- **Given exercise**
Each line below should be quoted exactly, please.

################

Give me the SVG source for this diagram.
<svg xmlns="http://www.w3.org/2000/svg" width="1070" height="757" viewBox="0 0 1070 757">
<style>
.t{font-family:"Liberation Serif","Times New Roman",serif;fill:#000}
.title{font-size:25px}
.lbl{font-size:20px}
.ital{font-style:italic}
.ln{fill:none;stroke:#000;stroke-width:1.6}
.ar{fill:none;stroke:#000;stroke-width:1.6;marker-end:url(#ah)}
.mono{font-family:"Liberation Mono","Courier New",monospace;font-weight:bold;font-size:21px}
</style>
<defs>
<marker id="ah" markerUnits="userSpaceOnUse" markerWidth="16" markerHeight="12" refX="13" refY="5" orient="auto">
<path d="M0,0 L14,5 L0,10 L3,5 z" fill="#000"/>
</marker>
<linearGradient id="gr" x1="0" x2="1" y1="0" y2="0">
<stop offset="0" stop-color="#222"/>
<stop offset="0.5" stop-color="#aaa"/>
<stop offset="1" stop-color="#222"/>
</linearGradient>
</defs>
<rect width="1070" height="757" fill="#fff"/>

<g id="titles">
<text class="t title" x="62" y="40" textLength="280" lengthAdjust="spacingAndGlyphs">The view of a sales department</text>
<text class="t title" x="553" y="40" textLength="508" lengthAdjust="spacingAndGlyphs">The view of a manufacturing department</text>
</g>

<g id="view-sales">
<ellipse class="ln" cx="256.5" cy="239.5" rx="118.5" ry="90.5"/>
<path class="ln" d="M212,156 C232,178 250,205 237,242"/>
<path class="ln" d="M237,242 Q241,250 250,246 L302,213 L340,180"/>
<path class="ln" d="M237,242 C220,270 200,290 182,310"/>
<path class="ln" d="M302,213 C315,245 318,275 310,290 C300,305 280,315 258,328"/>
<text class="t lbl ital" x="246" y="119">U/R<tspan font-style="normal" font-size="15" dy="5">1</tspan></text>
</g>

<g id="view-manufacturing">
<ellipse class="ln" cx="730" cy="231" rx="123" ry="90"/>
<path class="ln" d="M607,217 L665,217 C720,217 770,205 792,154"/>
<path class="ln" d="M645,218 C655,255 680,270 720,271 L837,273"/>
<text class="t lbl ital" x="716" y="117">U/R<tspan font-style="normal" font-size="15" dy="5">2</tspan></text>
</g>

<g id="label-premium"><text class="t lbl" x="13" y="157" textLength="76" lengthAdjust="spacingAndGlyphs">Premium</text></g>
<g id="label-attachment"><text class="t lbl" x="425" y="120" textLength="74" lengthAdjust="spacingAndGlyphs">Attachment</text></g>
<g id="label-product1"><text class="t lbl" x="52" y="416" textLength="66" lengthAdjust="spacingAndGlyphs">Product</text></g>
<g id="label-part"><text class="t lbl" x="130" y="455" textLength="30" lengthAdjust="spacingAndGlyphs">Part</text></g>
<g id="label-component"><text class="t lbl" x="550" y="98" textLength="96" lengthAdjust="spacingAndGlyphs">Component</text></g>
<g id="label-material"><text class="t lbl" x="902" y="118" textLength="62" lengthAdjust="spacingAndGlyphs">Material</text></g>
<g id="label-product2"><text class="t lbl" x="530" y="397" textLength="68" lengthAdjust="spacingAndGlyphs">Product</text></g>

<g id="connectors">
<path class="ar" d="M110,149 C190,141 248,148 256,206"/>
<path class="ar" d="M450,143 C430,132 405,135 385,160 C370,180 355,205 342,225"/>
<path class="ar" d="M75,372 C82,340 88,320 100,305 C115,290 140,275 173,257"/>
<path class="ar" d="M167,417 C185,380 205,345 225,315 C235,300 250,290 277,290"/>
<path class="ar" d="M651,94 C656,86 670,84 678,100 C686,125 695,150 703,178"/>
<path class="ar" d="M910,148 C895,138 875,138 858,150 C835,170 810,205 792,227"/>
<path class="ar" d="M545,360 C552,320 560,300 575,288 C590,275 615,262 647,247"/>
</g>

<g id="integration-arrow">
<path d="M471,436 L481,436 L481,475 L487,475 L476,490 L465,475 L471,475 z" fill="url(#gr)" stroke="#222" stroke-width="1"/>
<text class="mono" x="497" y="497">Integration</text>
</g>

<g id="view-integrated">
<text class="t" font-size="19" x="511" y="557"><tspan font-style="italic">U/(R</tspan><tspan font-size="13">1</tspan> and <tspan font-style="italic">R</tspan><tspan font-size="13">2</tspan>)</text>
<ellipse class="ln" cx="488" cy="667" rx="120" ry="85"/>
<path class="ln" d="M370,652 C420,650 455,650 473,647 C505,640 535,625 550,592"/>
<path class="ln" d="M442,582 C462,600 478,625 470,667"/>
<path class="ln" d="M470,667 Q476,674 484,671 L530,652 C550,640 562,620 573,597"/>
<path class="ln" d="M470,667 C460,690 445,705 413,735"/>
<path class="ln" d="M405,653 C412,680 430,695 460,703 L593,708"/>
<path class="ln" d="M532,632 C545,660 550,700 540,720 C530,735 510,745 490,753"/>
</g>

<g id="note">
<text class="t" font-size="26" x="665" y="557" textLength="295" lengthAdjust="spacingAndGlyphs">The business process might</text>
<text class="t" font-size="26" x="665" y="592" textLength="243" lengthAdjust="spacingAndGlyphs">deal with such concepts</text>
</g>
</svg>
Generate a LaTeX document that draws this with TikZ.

################

- **Complete output**
Give me the SVG source for this diagram.
<svg xmlns="http://www.w3.org/2000/svg" width="1070" height="757" viewBox="0 0 1070 757">
<style>
.t{font-family:"Liberation Serif","Times New Roman",serif;fill:#000}
.title{font-size:25px}
.lbl{font-size:20px}
.ital{font-style:italic}
.ln{fill:none;stroke:#000;stroke-width:1.6}
.ar{fill:none;stroke:#000;stroke-width:1.6;marker-end:url(#ah)}
.mono{font-family:"Liberation Mono","Courier New",monospace;font-weight:bold;font-size:21px}
</style>
<defs>
<marker id="ah" markerUnits="userSpaceOnUse" markerWidth="16" markerHeight="12" refX="13" refY="5" orient="auto">
<path d="M0,0 L14,5 L0,10 L3,5 z" fill="#000"/>
</marker>
<linearGradient id="gr" x1="0" x2="1" y1="0" y2="0">
<stop offset="0" stop-color="#222"/>
<stop offset="0.5" stop-color="#aaa"/>
<stop offset="1" stop-color="#222"/>
</linearGradient>
</defs>
<rect width="1070" height="757" fill="#fff"/>

<g id="titles">
<text class="t title" x="62" y="40" textLength="280" lengthAdjust="spacingAndGlyphs">The view of a sales department</text>
<text class="t title" x="553" y="40" textLength="508" lengthAdjust="spacingAndGlyphs">The view of a manufacturing department</text>
</g>

<g id="view-sales">
<ellipse class="ln" cx="256.5" cy="239.5" rx="118.5" ry="90.5"/>
<path class="ln" d="M212,156 C232,178 250,205 237,242"/>
<path class="ln" d="M237,242 Q241,250 250,246 L302,213 L340,180"/>
<path class="ln" d="M237,242 C220,270 200,290 182,310"/>
<path class="ln" d="M302,213 C315,245 318,275 310,290 C300,305 280,315 258,328"/>
<text class="t lbl ital" x="246" y="119">U/R<tspan font-style="normal" font-size="15" dy="5">1</tspan></text>
</g>

<g id="view-manufacturing">
<ellipse class="ln" cx="730" cy="231" rx="123" ry="90"/>
<path class="ln" d="M607,217 L665,217 C720,217 770,205 792,154"/>
<path class="ln" d="M645,218 C655,255 680,270 720,271 L837,273"/>
<text class="t lbl ital" x="716" y="117">U/R<tspan font-style="normal" font-size="15" dy="5">2</tspan></text>
</g>

<g id="label-premium"><text class="t lbl" x="13" y="157" textLength="76" lengthAdjust="spacingAndGlyphs">Premium</text></g>
<g id="label-attachment"><text class="t lbl" x="425" y="120" textLength="74" lengthAdjust="spacingAndGlyphs">Attachment</text></g>
<g id="label-product1"><text class="t lbl" x="52" y="416" textLength="66" lengthAdjust="spacingAndGlyphs">Product</text></g>
<g id="label-part"><text class="t lbl" x="130" y="455" textLength="30" lengthAdjust="spacingAndGlyphs">Part</text></g>
<g id="label-component"><text class="t lbl" x="550" y="98" textLength="96" lengthAdjust="spacingAndGlyphs">Component</text></g>
<g id="label-material"><text class="t lbl" x="902" y="118" textLength="62" lengthAdjust="spacingAndGlyphs">Material</text></g>
<g id="label-product2"><text class="t lbl" x="530" y="397" textLength="68" lengthAdjust="spacingAndGlyphs">Product</text></g>

<g id="connectors">
<path class="ar" d="M110,149 C190,141 248,148 256,206"/>
<path class="ar" d="M450,143 C430,132 405,135 385,160 C370,180 355,205 342,225"/>
<path class="ar" d="M75,372 C82,340 88,320 100,305 C115,290 140,275 173,257"/>
<path class="ar" d="M167,417 C185,380 205,345 225,315 C235,300 250,290 277,290"/>
<path class="ar" d="M651,94 C656,86 670,84 678,100 C686,125 695,150 703,178"/>
<path class="ar" d="M910,148 C895,138 875,138 858,150 C835,170 810,205 792,227"/>
<path class="ar" d="M545,360 C552,320 560,300 575,288 C590,275 615,262 647,247"/>
</g>

<g id="integration-arrow">
<path d="M471,436 L481,436 L481,475 L487,475 L476,490 L465,475 L471,475 z" fill="url(#gr)" stroke="#222" stroke-width="1"/>
<text class="mono" x="497" y="497">Integration</text>
</g>

<g id="view-integrated">
<text class="t" font-size="19" x="511" y="557"><tspan font-style="italic">U/(R</tspan><tspan font-size="13">1</tspan> and <tspan font-style="italic">R</tspan><tspan font-size="13">2</tspan>)</text>
<ellipse class="ln" cx="488" cy="667" rx="120" ry="85"/>
<path class="ln" d="M370,652 C420,650 455,650 473,647 C505,640 535,625 550,592"/>
<path class="ln" d="M442,582 C462,600 478,625 470,667"/>
<path class="ln" d="M470,667 Q476,674 484,671 L530,652 C550,640 562,620 573,597"/>
<path class="ln" d="M470,667 C460,690 445,705 413,735"/>
<path class="ln" d="M405,653 C412,680 430,695 460,703 L593,708"/>
<path class="ln" d="M532,632 C545,660 550,700 540,720 C530,735 510,745 490,753"/>
</g>

<g id="note">
<text class="t" font-size="26" x="665" y="557" textLength="295" lengthAdjust="spacingAndGlyphs">The business process might</text>
<text class="t" font-size="26" x="665" y="592" textLength="243" lengthAdjust="spacingAndGlyphs">deal with such concepts</text>
</g>
</svg>
Generate a LaTeX document that draws this with TikZ.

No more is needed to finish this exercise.